Os principais sistemas de certificação florestal são o Conselho de Manejo Florestal (FSC, na sigla em inglês) e o Programa para o Reconhecimento da Certificação Florestal (PEFC, na sigla em inglês), representado no Brasil pela ABNT/Cerflor. Há menos florestas e produtos certificados pelo PEFC/Cerflor porque o FSC é mais conhecido no País, mas ambos fazem parte da certificação florestal do mesmo modo.

 

Alves explica que tanto o sistema de certificação florestal FSC como o PEFC/Cerflor possuem duas modalidades: certificação de manejo florestal, que certifica as florestas ou unidades de manejo florestal, que podem ser plantios florestais, como de eucalipto ou pinus, ou florestas nativas; e certificação de cadeia de custódia, que certifica a matéria-prima certificada utilizada em indústrias.

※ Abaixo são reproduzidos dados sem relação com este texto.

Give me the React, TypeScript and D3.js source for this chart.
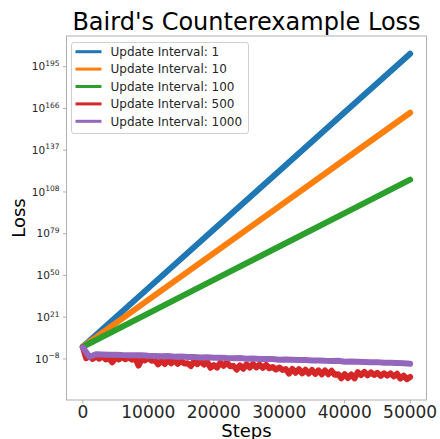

No primeiro tipo de certificação devem ser cumpridos princípios e critérios que abrangem aspectos econômicos, ambientais e sociais. Na segunda modalidade o aspecto analisado é a rastreabilidade, ou seja, a garantia de que a matéria-prima utilizada no produto tem origem certificada.

 

Ao comprar matéria-prima certificada, a moveleira já atende um dos requisitos que é usar o material certificado. Mas, para garantir a rastreabilidade, é preciso obter a certificação de manejo florestal e certificação de cadeia de custódia. Caso a situação da empresa moveleira corresponda a todas etapas, ela pode chamar uma auditoria para obter a certificação de cadeia de custódia e colocar o selo da certificação em seus móveis, utilizando isso como atributo em seu marketing ambiental. “O ideal, no entanto, é contar com o apoio de consultores ou profissionais especializados para facilitar o processo de certificação na empresa”, alerta Alves.

 

 

Percepção do consumidor

 

Ainda existem consumidores pouco sensíveis à sustentabilidade ambiental, seja por desconhecimento, falta de interesse ou por recursos econômicos escassos, mas o número de pessoas dispostas a pagar a mais por produtos sustentáveis está aumentando. Alves considera que a cultura e o poder aquisitivo são boas explicações para a diversidade de comportamentos de compra em relação aos produtos verdes.

 

“A cultura é a ‘lente’ pela qual as pessoas enxergam o mundo. Assim, alguns veem a sustentabilidade ambiental como algo importante, enquanto que alguns não se importam. Para muitos consumidores é difícil falar de sustentabilidade quando algumas questões ainda estão por resolver, como as despesas básicas do dia a dia: aluguel, alimentação, vestuário, etc. Como pensar em comprar produtos verdes, que geralmente são mais caros, se ganha pouco e há outras prioridades?”, considera o especialista, afirmando que responder a essa questão é bem complexo.

 

Apesar de a atual situação econômica brasileira não ser muito favorável, também há consumidores com maior poder aquisitivo e que estão dispostos a pagar um pouco a mais por produtos verdes. Tanto existem clientes para estes produtos que muitas empresas têm criado "linhas sustentáveis", usando a mesma marca conhecida pelos consumidores. “Basta ir em um supermercado para vermos quantos produtos orgânicos ou cujas embalagens são certificadas, prometendo menor impacto ambiental negativo”, lembra Alves.

 

Matéria publicada originalmente na edição de julho da revista Móveis de Valor.